Paper Introduction 6
Compacting Binary Neural Networks by Sparse Kernel Selection
Yikai Wang, Wenbing Huang, Yinpeng Dong, Fuchun Sun, Anbang Yao
Binary Neural Network (BNN) represents convolution weights with 1-bit values, which enhances the efficiency of both storage and computation. This paper is motivated by a previously revealed phenomenon that the binary kernels in successful BNNs are nearly power-law distributed: their values are mostly clustered into a small number of codewords. This phenomenon encourages us to compact typical BNNs and obtain further close performance through learning non-repetitive kernels within a subspace of the whole possible values. Specifically, we regard the binarization process as kernel grouping in terms of a binary codebook, and our task lies in learning to select a smaller subset of codewords from the full codebook.
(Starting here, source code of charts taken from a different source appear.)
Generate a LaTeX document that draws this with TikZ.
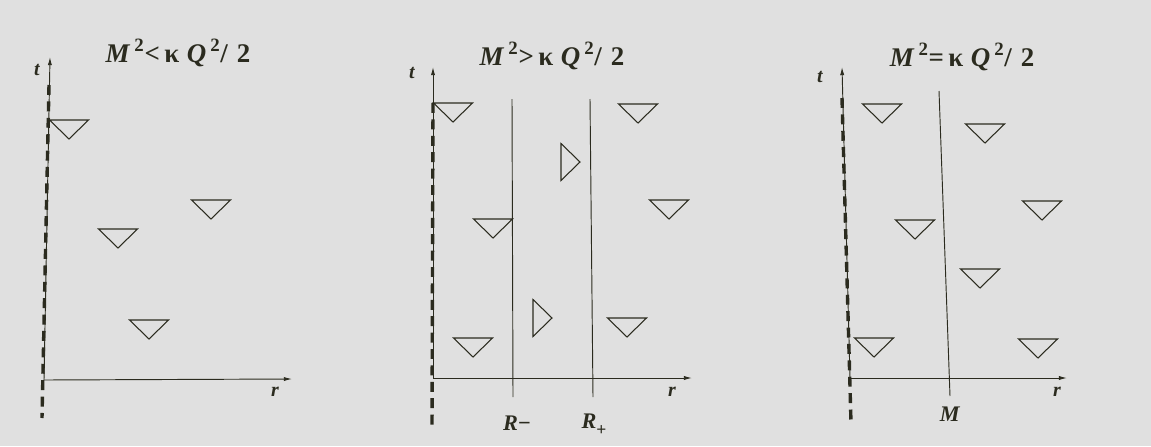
\documentclass[tikz,border=0pt]{standalone}
\usepackage{fontspec}
\setmainfont{Liberation Serif}
\usetikzlibrary{arrows.meta}
\definecolor{bgGray}{HTML}{E0E0E0}
\definecolor{inkDark}{HTML}{2B2B1F}
\newcommand{\sq}{\hspace{0.15em}\textsuperscript{2}}

\begin{document}
\begin{tikzpicture}[x=0.03cm, y=-0.03cm, color=inkDark,
      >={Latex[length=7pt,width=3.6pt]},
      axis/.style={->, line width=0.8pt},
      wall/.style={line width=2.9pt, dash pattern=on 8.5pt off 5.5pt},
      horizon/.style={line width=0.8pt},
      lbl/.style={font=\fontsize{17}{19}\selectfont\bfseries\itshape},
      bnd/.style={font=\fontsize{19}{21}\selectfont\bfseries},
      ttl/.style={anchor=base, font=\fontsize{23}{26}\selectfont\bfseries},
      pics/cone/.style={code={\draw[line width=0.9pt] (-19.5,0) -- (19.5,0) -- (0,19) -- cycle;}},
      pics/rcone/.style={code={\draw[line width=0.9pt] (0,-18.5) -- (0,18.5) -- (19,0) -- cycle;}}]
    \fill[bgGray] (0,0) rectangle (1151,446);
    \useasboundingbox (0,0) rectangle (1151,446);

    % left panel
    \node[ttl] (title1) at (178,62) {\textit{M}\sq<\,κ\;\textit{Q}\sq/\,\,2};
    \coordinate (o1) at (44,380);
    \coordinate (top1) at (50,57);
    \coordinate (end1) at (292,379);
    \coordinate (wt1) at (49,85);
    \coordinate (wb1) at (42,418);
    \draw[axis] (o1) -- (top1);
    \draw[axis] (o1) -- (end1);
    \draw[wall] (wt1) -- (wb1);
    \node[lbl] (t1) at (37,70) {t};
    \node[lbl] (r1) at (275,392) {r};
    \pic at (69,120) {cone};
    \pic at (211,200) {cone};
    \pic at (118,229) {cone};
    \pic at (149,320) {cone};

    % middle panel
    \node[ttl] (title2) at (552,65) {\textit{M}\sq>\,κ\;\textit{Q}\sq/\,\,2};
    \coordinate (o2) at (433,378);
    \coordinate (top2) at (433,67);
    \coordinate (end2) at (692,378);
    \coordinate (wt2) at (433,103);
    \coordinate (wb2) at (432,430);
    \coordinate (hmt) at (512,99);
    \coordinate (hmb) at (513,397);
    \coordinate (hpt) at (590,99);
    \coordinate (hpb) at (593,397);
    \draw[axis] (o2) -- (top2);
    \draw[axis] (o2) -- (end2);
    \draw[wall] (wt2) -- (wb2);
    \draw[horizon] (hmt) -- (hmb);
    \draw[horizon] (hpt) -- (hpb);
    \node[lbl] (t2) at (412,73) {t};
    \node[lbl] (r2) at (672,392) {r};
    \node[bnd] (rminus) at (517,423) {\textit{R}−};
    \node[bnd] (rplus) at (594,425) {\textit{R}\raisebox{-0.3em}{\fontsize{15}{15}\selectfont +}};
    \pic at (453,103) {cone};
    \pic at (638,104) {cone};
    \pic at (669,200) {cone};
    \pic at (493,219) {cone};
    \pic at (627,318) {cone};
    \pic at (473,338) {cone};
    \pic at (561,162) {rcone};
    \pic at (533,318) {rcone};

    % right panel
    \node[ttl] (title3) at (962,66) {\textit{M}\sq=\,κ\;\textit{Q}\sq/\,\,2};
    \coordinate (o3) at (850,378);
    \coordinate (top3) at (842,67);
    \coordinate (end3) at (1067,378);
    \coordinate (wt3) at (842,98);
    \coordinate (wb3) at (851,423);
    \coordinate (hot) at (939,91);
    \coordinate (hob) at (950,396);
    \draw[axis] (o3) -- (top3);
    \draw[axis] (o3) -- (end3);
    \draw[wall] (wt3) -- (wb3);
    \draw[horizon] (hot) -- (hob);
    \node[lbl] (t3) at (820,77) {t};
    \node[lbl] (r3) at (1057,392) {r};
    \node[bnd] (mass) at (950,414) {\textit{M}};
    \pic at (882,104) {cone};
    \pic at (985,124) {cone};
    \pic at (1042,201) {cone};
    \pic at (915,220) {cone};
    \pic at (980,269) {cone};
    \pic at (874,338) {cone};
    \pic at (1038,339) {cone};
  \end{tikzpicture}
\end{document}
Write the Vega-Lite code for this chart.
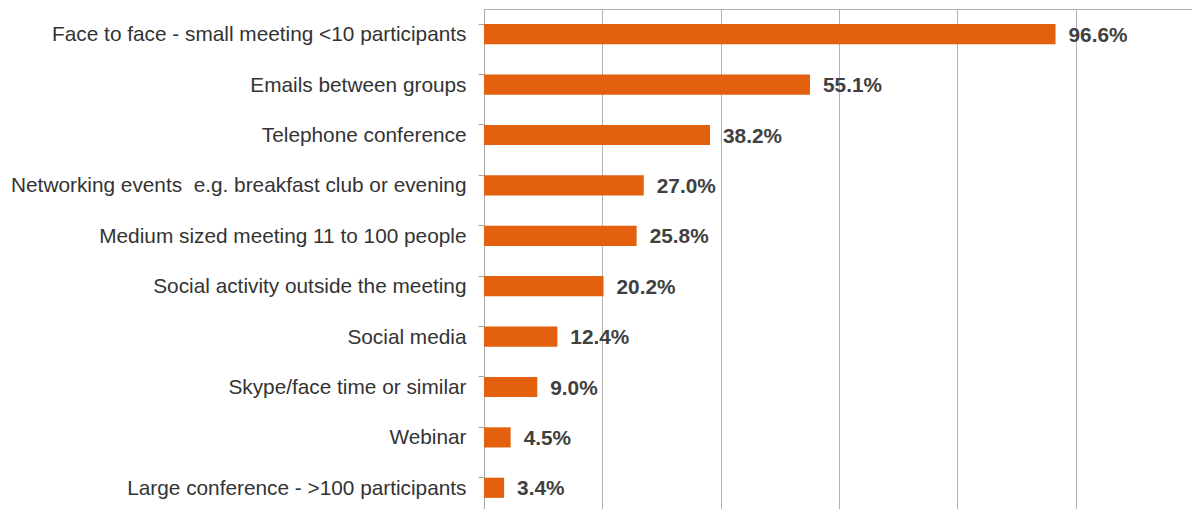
{
  "$schema": "https://vega.github.io/schema/vega-lite/v6.json",
  "width": 710,
  "height": 504,
  "autosize": "none",
  "padding": {"left": 484, "top": 9, "right": 0, "bottom": 0},
  "background": "white",
  "config": {"view": {"stroke": null}, "font": "Liberation Sans"},
  "data": {"values": [
    {"category": "Face to face - small meeting <10 participants", "value": 96.6, "label": "96.6%"},
    {"category": "Emails between groups", "value": 55.1, "label": "55.1%"},
    {"category": "Telephone conference", "value": 38.2, "label": "38.2%"},
    {"category": "Networking events \u00a0e.g. breakfast club or evening", "value": 27.0, "label": "27.0%"},
    {"category": "Medium sized meeting 11 to 100 people", "value": 25.8, "label": "25.8%"},
    {"category": "Social activity outside the meeting", "value": 20.2, "label": "20.2%"},
    {"category": "Social media", "value": 12.4, "label": "12.4%"},
    {"category": "Skype/face time or similar", "value": 9.0, "label": "9.0%"},
    {"category": "Webinar", "value": 4.5, "label": "4.5%"},
    {"category": "Large conference - >100 participants", "value": 3.4, "label": "3.4%"}
  ]},
  "encoding": {
    "y": {
      "field": "category", "type": "nominal", "sort": null,
      "scale": {"paddingInner": 0.6, "paddingOuter": 0.3},
      "axis": {
        "title": null, "domainColor": "#a6a6a6", "tickColor": "#a6a6a6",
        "tickSize": 6, "bandPosition": 0, "labelFontSize": 20.8, "labelColor": "#333333",
        "labelPadding": 12, "labelLimit": 600, "labelOffset": 1, "grid": false
      }
    },
    "x": {
      "field": "value", "type": "quantitative",
      "scale": {"domain": [0, 120], "nice": false},
      "axis": {
        "orient": "top", "title": null, "labels": false, "ticks": false,
        "values": [0, 20, 40, 60, 80, 100, 120],
        "grid": true, "gridColor": "#b3b3b3", "domainColor": "#b3b3b3"
      }
    }
  },
  "layer": [
    {"mark": {"type": "bar", "color": "#e2600e"}},
    {
      "mark": {"type": "text", "align": "left", "dx": 13, "dy": 1.5, "fontSize": 20.8, "fontWeight": "bold", "color": "#404040"},
      "encoding": {"text": {"field": "label", "type": "nominal"}}
    }
  ]
}
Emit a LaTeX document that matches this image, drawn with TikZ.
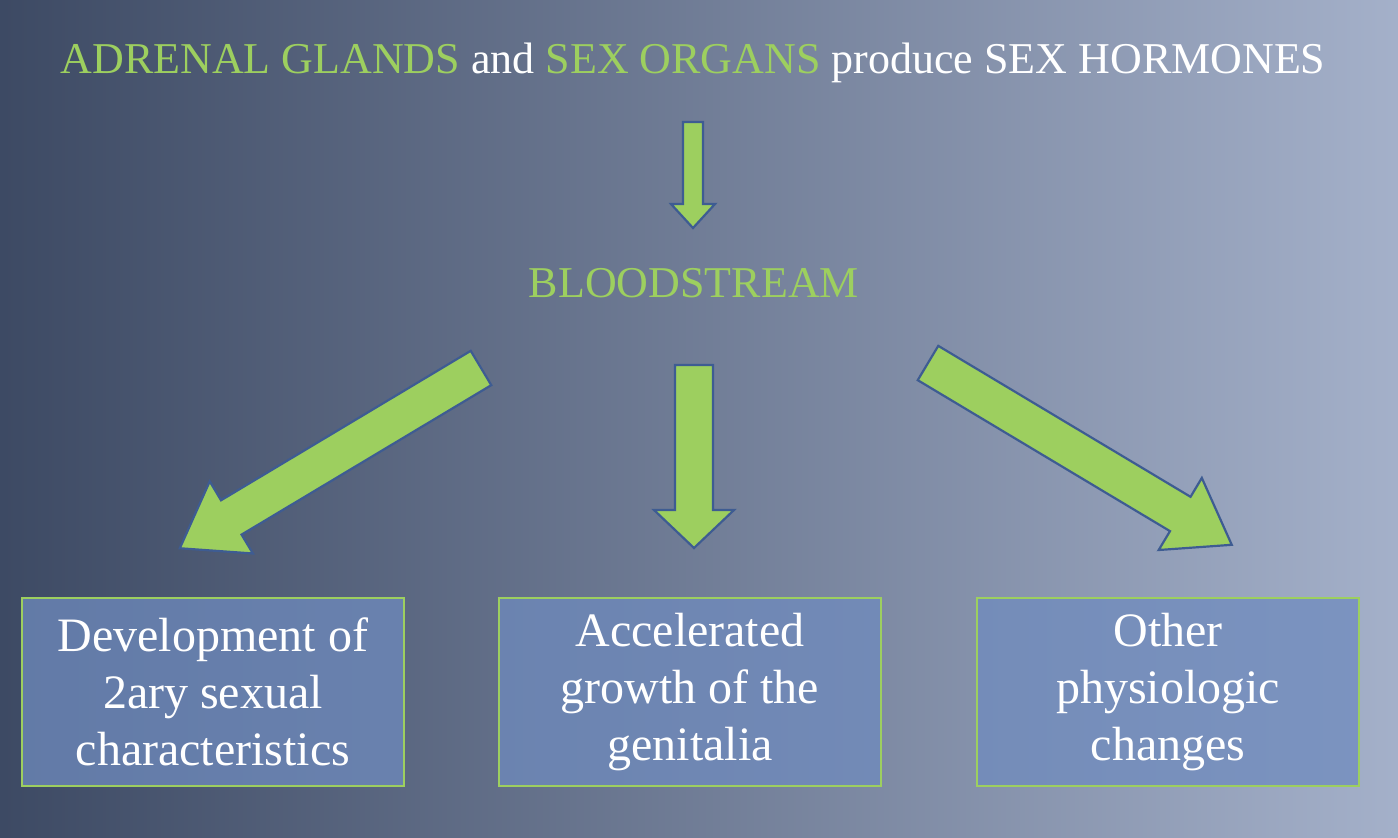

We then leverage the Gumbel-Sinkhorn technique to approximate the codeword selection process, and develop the Permutation Straight-Through Estimator (PSTE) that is able to not only optimize the selection process end-to-end but also maintain the non-repetitive occupancy of the selected codewords. Experiments on image classification and object detection provably verify that our method is able to reduce both the model size and bit-wise computational costs, with only a slight accuracy drop compared with state-of-the-art BNNs.